Deer population modeling, as applied by management agencies in eastern North America, has changed little over the past 40 years. My colleague Dr. Duane Diefenbach of the Pennsylvania Cooperative Fish and Wildlife Research Unit (see Fair Chase Winter 2015, “The Whitetail Rut in Pennsylvania”) believes there are reasons for the lack of advancement.

  1. Whitetail deer in eastern North America inhabit a forested ecosystem where the methods used to estimate deer numbers, based on observation counts, are fraught with biases or are impossible to implement.
  2. Harvest data are readily available and methods based on using those data (sex-age-kill or reconstruction methods) are easily implemented.
  3. Advanced estimation methods require more data and more sophisticated analyses.

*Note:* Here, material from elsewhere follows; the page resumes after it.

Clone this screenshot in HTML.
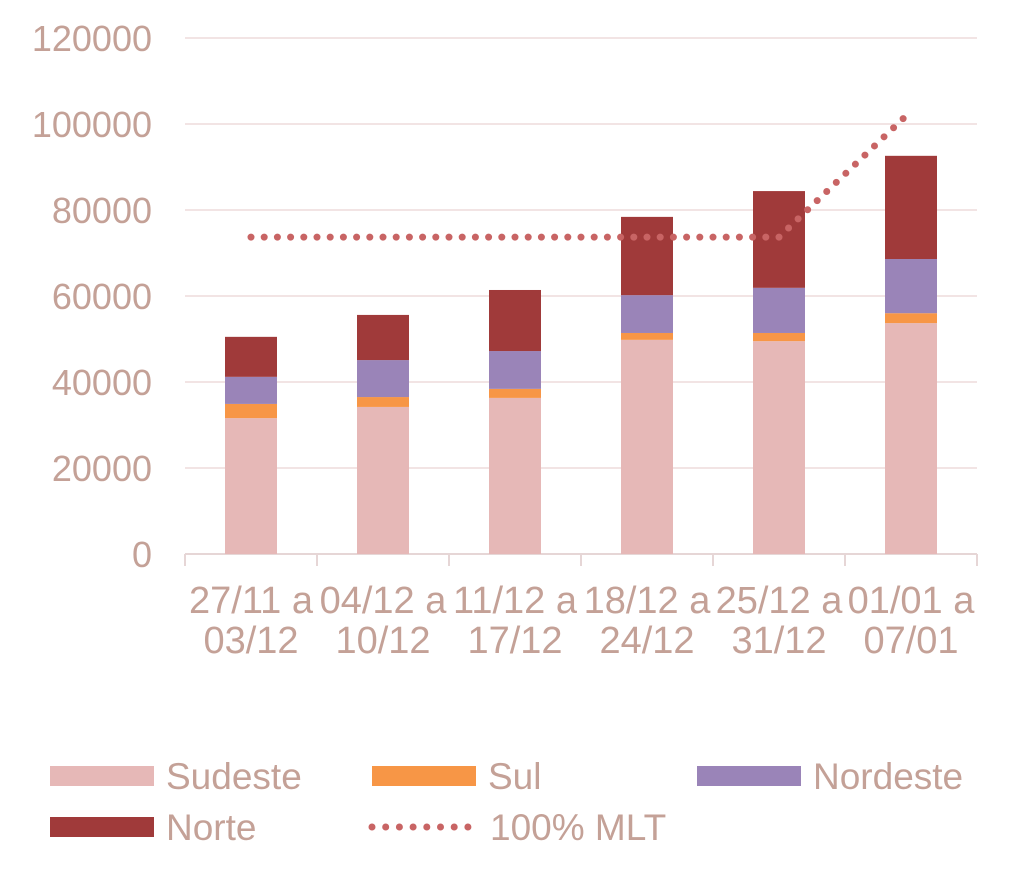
<!DOCTYPE html>
<html><head><meta charset="utf-8"><style>
body{margin:0;background:#fff;width:1024px;height:878px;overflow:hidden}
svg text{font-family:"Liberation Sans",sans-serif;fill:#c4a197}
</style></head><body>
<svg id="c" width="1024" height="878" xmlns="http://www.w3.org/2000/svg"></svg>
<script>
const categories=[["27/11 a","03/12"],["04/12 a","10/12"],["11/12 a","17/12"],["18/12 a","24/12"],["25/12 a","31/12"],["01/01 a","07/01"]];
const sudeste=[31600,34200,36300,49800,49500,53700];
const sul=[3300,2300,2100,1600,1900,2300];
const nordeste=[6300,8600,8800,8800,10500,12600];
const norte=[9300,10500,14200,18200,22500,24000];
const mlt=[73700,73700,73700,73700,73700,103000];
const yTicks=[0,20000,40000,60000,80000,100000,120000];
const NS='http://www.w3.org/2000/svg',svg=document.getElementById('c');
const x0=185,x1=977,y0=554,yTop=38,ymax=120000;
const bw=(x1-x0)/categories.length;
function Y(v){return y0-(v/ymax)*(y0-yTop);}
function X(i){return x0+bw*(i+0.5);}
function el(t,a){const e=document.createElementNS(NS,t);for(const k in a)e.setAttribute(k,a[k]);svg.appendChild(e);return e;}
yTicks.forEach(v=>{
  if(v>0){const g=el('line',{x1:x0,x2:x1,y1:Y(v),y2:Y(v),stroke:'#f2e4e4','stroke-width':2});
  
  }
  const t=el('text',{x:152,y:Y(v)+13,'text-anchor':'end','font-size':36});t.textContent=v;
  
  
});
const ax=el('line',{x1:x0,x2:x1,y1:y0,y2:y0,stroke:'#e6d6d6','stroke-width':2});


for(let i=0;i<=categories.length;i++){const tk=el('line',{x1:x0+bw*i,x2:x0+bw*i,y1:y0,y2:y0+12,stroke:'#e6d6d6','stroke-width':2});

}
const series=[[sudeste,'#e6b8b7','sudeste'],[sul,'#f79646','sul'],[nordeste,'#9a84b8','nordeste'],[norte,'#a03a3a','norte']];
categories.forEach((c,i)=>{
  let base=0;
  series.forEach(([arr,col,nm])=>{
    const r=el('rect',{x:X(i)-26,width:52,y:Y(base+arr[i]),height:Y(base)-Y(base+arr[i]),fill:col});
    
    
    base+=arr[i];
  });
  c.forEach((s,j)=>{const t=el('text',{x:X(i),y:613+j*40,'text-anchor':'middle','font-size':38});t.textContent=s;
  
  });
});
const pl=el('polyline',{points:mlt.map((v,i)=>X(i)+','+Y(v)).join(' '),fill:'none',stroke:'#c86464','stroke-width':7,'stroke-linecap':'round','stroke-dasharray':'0 13.2'});


const leg=[[50,776,'Sudeste','#e6b8b7'],[372,776,'Sul','#f79646'],[697,776,'Nordeste','#9a84b8'],[50,827,'Norte','#a03a3a']];
leg.forEach(([x,y,l,c])=>{
  const r=el('rect',{x:x,y:y-10,width:104,height:20,fill:c});
  
  
  const t=el('text',{x:x+116,y:y+13,'font-size':37});t.textContent=l;
  
  
});
const ll=el('line',{x1:372,x2:468,y1:827,y2:827,stroke:'#c86464','stroke-width':7,'stroke-linecap':'round','stroke-dasharray':'0 13.7'});


const lt=el('text',{x:490,y:840,'font-size':37});lt.textContent='100% MLT';


</script>
</body></html>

  4. And, state agencies are limited by funding, staff, and data analysis capabilities.

Diefenbach and his colleagues from eastern state wildlife management agencies have interest in reviewing the status of whitetail deer management programs of state wildlife agencies to learn the state-of-the-science with regard to deer population monitoring and why managing exclusively for deer numbers may be a failed approach. They would explore the challenges and advantages of explicitly incorporating habitat conditions into deer management decisions. Such an approach has the potential to shift the management focus (and political discussion!) from deer numbers to deer habitat as well as explicitly address scientific controversies about the relative importance of deer herbivory and other factors on forested ecosystems and the values of a broad community of stakeholders. In some suburban areas, people refer to deer as “rats with hooves.” I hope that is the exception, because denigration of an animal as magnificent and culturally important as the whitetail deer is unacceptable. Ideally, such a shift in our approach to managing eastern deer populations as suggested by Diefenbach and his colleagues would engender broader public support for, and tolerance of, healthy deer populations, and recognition of the important role of hunters in the ecosystem.